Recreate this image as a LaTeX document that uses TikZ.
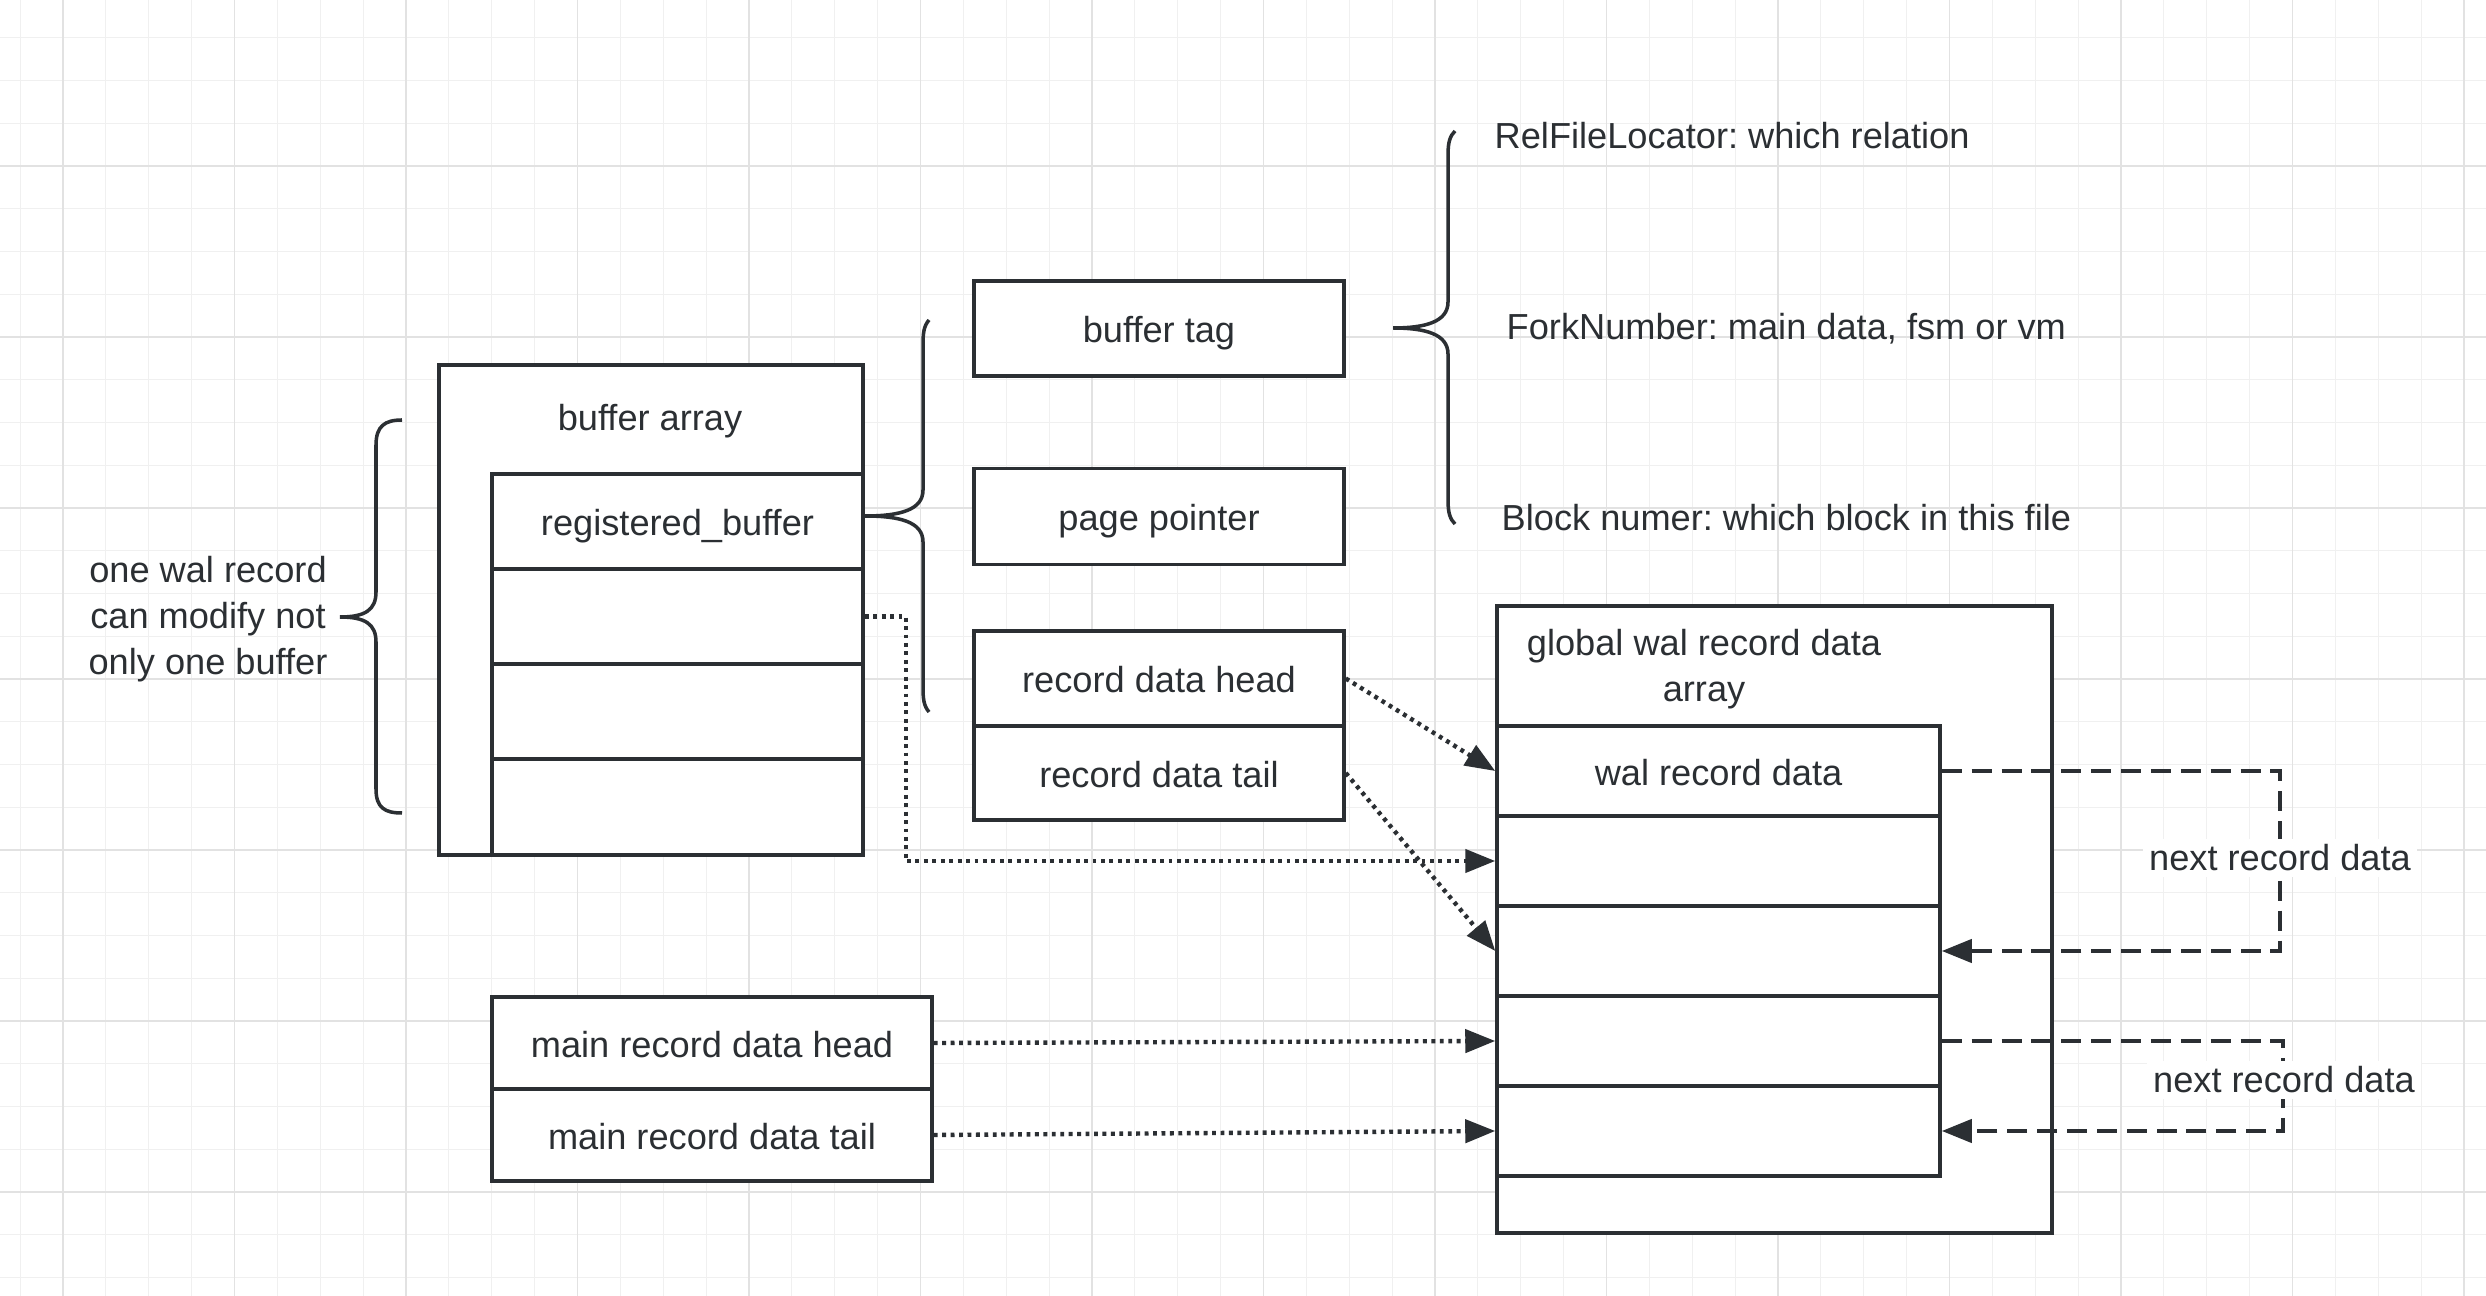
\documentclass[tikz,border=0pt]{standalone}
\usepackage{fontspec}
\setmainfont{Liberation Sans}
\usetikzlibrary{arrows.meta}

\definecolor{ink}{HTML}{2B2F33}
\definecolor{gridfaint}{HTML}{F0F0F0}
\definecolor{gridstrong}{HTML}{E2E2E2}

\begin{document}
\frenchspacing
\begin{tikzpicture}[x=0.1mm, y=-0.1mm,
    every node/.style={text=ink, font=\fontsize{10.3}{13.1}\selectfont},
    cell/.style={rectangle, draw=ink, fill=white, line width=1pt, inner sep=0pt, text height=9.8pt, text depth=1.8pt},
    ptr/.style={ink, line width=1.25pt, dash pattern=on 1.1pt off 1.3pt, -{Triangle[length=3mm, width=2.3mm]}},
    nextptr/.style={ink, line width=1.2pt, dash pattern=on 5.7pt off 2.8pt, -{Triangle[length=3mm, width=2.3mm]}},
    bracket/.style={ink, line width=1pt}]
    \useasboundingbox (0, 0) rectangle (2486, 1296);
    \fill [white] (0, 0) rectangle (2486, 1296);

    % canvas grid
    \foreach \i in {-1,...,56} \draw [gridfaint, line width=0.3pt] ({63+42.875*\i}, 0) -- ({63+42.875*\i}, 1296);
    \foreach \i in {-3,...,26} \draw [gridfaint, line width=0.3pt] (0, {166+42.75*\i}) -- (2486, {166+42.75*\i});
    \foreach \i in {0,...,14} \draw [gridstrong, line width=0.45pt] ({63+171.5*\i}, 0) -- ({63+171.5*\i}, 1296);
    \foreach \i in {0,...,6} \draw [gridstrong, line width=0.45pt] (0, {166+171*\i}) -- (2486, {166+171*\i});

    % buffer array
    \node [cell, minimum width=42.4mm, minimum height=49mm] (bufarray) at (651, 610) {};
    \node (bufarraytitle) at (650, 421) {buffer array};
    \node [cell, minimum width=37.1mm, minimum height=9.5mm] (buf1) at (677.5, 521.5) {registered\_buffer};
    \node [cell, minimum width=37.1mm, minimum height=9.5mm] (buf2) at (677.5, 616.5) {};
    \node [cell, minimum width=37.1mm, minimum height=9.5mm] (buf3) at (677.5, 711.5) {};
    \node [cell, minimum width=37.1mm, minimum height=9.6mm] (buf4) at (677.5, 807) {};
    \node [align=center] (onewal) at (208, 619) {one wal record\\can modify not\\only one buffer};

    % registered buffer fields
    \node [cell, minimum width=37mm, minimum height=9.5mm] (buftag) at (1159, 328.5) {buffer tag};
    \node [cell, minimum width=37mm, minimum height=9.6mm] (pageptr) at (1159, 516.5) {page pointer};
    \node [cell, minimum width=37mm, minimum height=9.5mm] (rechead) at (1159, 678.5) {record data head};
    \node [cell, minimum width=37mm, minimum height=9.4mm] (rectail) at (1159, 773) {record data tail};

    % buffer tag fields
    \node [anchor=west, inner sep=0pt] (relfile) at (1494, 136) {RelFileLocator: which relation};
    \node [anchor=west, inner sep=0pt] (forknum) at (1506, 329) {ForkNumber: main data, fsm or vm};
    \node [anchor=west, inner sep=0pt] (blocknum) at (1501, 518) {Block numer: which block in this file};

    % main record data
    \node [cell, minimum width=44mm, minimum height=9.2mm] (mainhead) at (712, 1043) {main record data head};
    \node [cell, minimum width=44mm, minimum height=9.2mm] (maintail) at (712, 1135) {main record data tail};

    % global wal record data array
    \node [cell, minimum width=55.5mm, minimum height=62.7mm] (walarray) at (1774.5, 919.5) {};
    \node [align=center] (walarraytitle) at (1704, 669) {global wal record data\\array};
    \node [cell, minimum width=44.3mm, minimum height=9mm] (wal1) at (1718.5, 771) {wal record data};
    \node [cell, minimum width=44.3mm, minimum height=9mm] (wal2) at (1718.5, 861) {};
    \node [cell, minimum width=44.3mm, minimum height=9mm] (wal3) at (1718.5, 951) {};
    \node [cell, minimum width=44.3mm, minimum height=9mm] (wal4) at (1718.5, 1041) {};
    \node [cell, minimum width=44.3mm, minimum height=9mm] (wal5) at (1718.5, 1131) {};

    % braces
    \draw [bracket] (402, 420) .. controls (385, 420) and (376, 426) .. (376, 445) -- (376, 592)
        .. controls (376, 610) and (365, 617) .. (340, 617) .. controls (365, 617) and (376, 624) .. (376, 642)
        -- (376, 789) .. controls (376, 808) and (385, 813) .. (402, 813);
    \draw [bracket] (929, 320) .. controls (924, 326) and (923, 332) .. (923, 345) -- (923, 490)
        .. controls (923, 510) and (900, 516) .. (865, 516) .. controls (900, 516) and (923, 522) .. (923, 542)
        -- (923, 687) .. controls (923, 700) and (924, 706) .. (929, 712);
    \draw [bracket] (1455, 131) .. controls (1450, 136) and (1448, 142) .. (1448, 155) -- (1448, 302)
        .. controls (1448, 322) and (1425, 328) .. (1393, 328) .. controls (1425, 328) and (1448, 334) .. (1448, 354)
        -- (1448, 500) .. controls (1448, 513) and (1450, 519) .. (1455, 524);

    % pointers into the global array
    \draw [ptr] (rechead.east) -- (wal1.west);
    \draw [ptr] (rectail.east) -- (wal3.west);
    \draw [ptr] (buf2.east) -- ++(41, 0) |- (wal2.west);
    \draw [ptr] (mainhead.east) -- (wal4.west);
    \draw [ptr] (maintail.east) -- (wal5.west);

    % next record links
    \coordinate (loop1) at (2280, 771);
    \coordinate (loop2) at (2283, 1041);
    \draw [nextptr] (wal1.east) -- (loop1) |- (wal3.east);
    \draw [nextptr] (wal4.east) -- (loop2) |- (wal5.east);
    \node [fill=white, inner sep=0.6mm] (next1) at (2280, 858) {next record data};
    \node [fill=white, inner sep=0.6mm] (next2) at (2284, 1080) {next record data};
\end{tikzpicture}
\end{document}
--------------------
Objective:
Transcribe all the lines above exactly, apart from the pictures.

Expected output:
Recreate this image as a LaTeX document that uses TikZ.
\documentclass[tikz,border=0pt]{standalone}
\usepackage{fontspec}
\setmainfont{Liberation Sans}
\usetikzlibrary{arrows.meta}

\definecolor{ink}{HTML}{2B2F33}
\definecolor{gridfaint}{HTML}{F0F0F0}
\definecolor{gridstrong}{HTML}{E2E2E2}

\begin{document}
\frenchspacing
\begin{tikzpicture}[x=0.1mm, y=-0.1mm,
    every node/.style={text=ink, font=\fontsize{10.3}{13.1}\selectfont},
    cell/.style={rectangle, draw=ink, fill=white, line width=1pt, inner sep=0pt, text height=9.8pt, text depth=1.8pt},
    ptr/.style={ink, line width=1.25pt, dash pattern=on 1.1pt off 1.3pt, -{Triangle[length=3mm, width=2.3mm]}},
    nextptr/.style={ink, line width=1.2pt, dash pattern=on 5.7pt off 2.8pt, -{Triangle[length=3mm, width=2.3mm]}},
    bracket/.style={ink, line width=1pt}]
    \useasboundingbox (0, 0) rectangle (2486, 1296);
    \fill [white] (0, 0) rectangle (2486, 1296);

    % canvas grid
    \foreach \i in {-1,...,56} \draw [gridfaint, line width=0.3pt] ({63+42.875*\i}, 0) -- ({63+42.875*\i}, 1296);
    \foreach \i in {-3,...,26} \draw [gridfaint, line width=0.3pt] (0, {166+42.75*\i}) -- (2486, {166+42.75*\i});
    \foreach \i in {0,...,14} \draw [gridstrong, line width=0.45pt] ({63+171.5*\i}, 0) -- ({63+171.5*\i}, 1296);
    \foreach \i in {0,...,6} \draw [gridstrong, line width=0.45pt] (0, {166+171*\i}) -- (2486, {166+171*\i});

    % buffer array
    \node [cell, minimum width=42.4mm, minimum height=49mm] (bufarray) at (651, 610) {};
    \node (bufarraytitle) at (650, 421) {buffer array};
    \node [cell, minimum width=37.1mm, minimum height=9.5mm] (buf1) at (677.5, 521.5) {registered\_buffer};
    \node [cell, minimum width=37.1mm, minimum height=9.5mm] (buf2) at (677.5, 616.5) {};
    \node [cell, minimum width=37.1mm, minimum height=9.5mm] (buf3) at (677.5, 711.5) {};
    \node [cell, minimum width=37.1mm, minimum height=9.6mm] (buf4) at (677.5, 807) {};
    \node [align=center] (onewal) at (208, 619) {one wal record\\can modify not\\only one buffer};

    % registered buffer fields
    \node [cell, minimum width=37mm, minimum height=9.5mm] (buftag) at (1159, 328.5) {buffer tag};
    \node [cell, minimum width=37mm, minimum height=9.6mm] (pageptr) at (1159, 516.5) {page pointer};
    \node [cell, minimum width=37mm, minimum height=9.5mm] (rechead) at (1159, 678.5) {record data head};
    \node [cell, minimum width=37mm, minimum height=9.4mm] (rectail) at (1159, 773) {record data tail};

    % buffer tag fields
    \node [anchor=west, inner sep=0pt] (relfile) at (1494, 136) {RelFileLocator: which relation};
    \node [anchor=west, inner sep=0pt] (forknum) at (1506, 329) {ForkNumber: main data, fsm or vm};
    \node [anchor=west, inner sep=0pt] (blocknum) at (1501, 518) {Block numer: which block in this file};

    % main record data
    \node [cell, minimum width=44mm, minimum height=9.2mm] (mainhead) at (712, 1043) {main record data head};
    \node [cell, minimum width=44mm, minimum height=9.2mm] (maintail) at (712, 1135) {main record data tail};

    % global wal record data array
    \node [cell, minimum width=55.5mm, minimum height=62.7mm] (walarray) at (1774.5, 919.5) {};
    \node [align=center] (walarraytitle) at (1704, 669) {global wal record data\\array};
    \node [cell, minimum width=44.3mm, minimum height=9mm] (wal1) at (1718.5, 771) {wal record data};
    \node [cell, minimum width=44.3mm, minimum height=9mm] (wal2) at (1718.5, 861) {};
    \node [cell, minimum width=44.3mm, minimum height=9mm] (wal3) at (1718.5, 951) {};
    \node [cell, minimum width=44.3mm, minimum height=9mm] (wal4) at (1718.5, 1041) {};
    \node [cell, minimum width=44.3mm, minimum height=9mm] (wal5) at (1718.5, 1131) {};

    % braces
    \draw [bracket] (402, 420) .. controls (385, 420) and (376, 426) .. (376, 445) -- (376, 592)
        .. controls (376, 610) and (365, 617) .. (340, 617) .. controls (365, 617) and (376, 624) .. (376, 642)
        -- (376, 789) .. controls (376, 808) and (385, 813) .. (402, 813);
    \draw [bracket] (929, 320) .. controls (924, 326) and (923, 332) .. (923, 345) -- (923, 490)
        .. controls (923, 510) and (900, 516) .. (865, 516) .. controls (900, 516) and (923, 522) .. (923, 542)
        -- (923, 687) .. controls (923, 700) and (924, 706) .. (929, 712);
    \draw [bracket] (1455, 131) .. controls (1450, 136) and (1448, 142) .. (1448, 155) -- (1448, 302)
        .. controls (1448, 322) and (1425, 328) .. (1393, 328) .. controls (1425, 328) and (1448, 334) .. (1448, 354)
        -- (1448, 500) .. controls (1448, 513) and (1450, 519) .. (1455, 524);

    % pointers into the global array
    \draw [ptr] (rechead.east) -- (wal1.west);
    \draw [ptr] (rectail.east) -- (wal3.west);
    \draw [ptr] (buf2.east) -- ++(41, 0) |- (wal2.west);
    \draw [ptr] (mainhead.east) -- (wal4.west);
    \draw [ptr] (maintail.east) -- (wal5.west);

    % next record links
    \coordinate (loop1) at (2280, 771);
    \coordinate (loop2) at (2283, 1041);
    \draw [nextptr] (wal1.east) -- (loop1) |- (wal3.east);
    \draw [nextptr] (wal4.east) -- (loop2) |- (wal5.east);
    \node [fill=white, inner sep=0.6mm] (next1) at (2280, 858) {next record data};
    \node [fill=white, inner sep=0.6mm] (next2) at (2284, 1080) {next record data};
\end{tikzpicture}
\end{document}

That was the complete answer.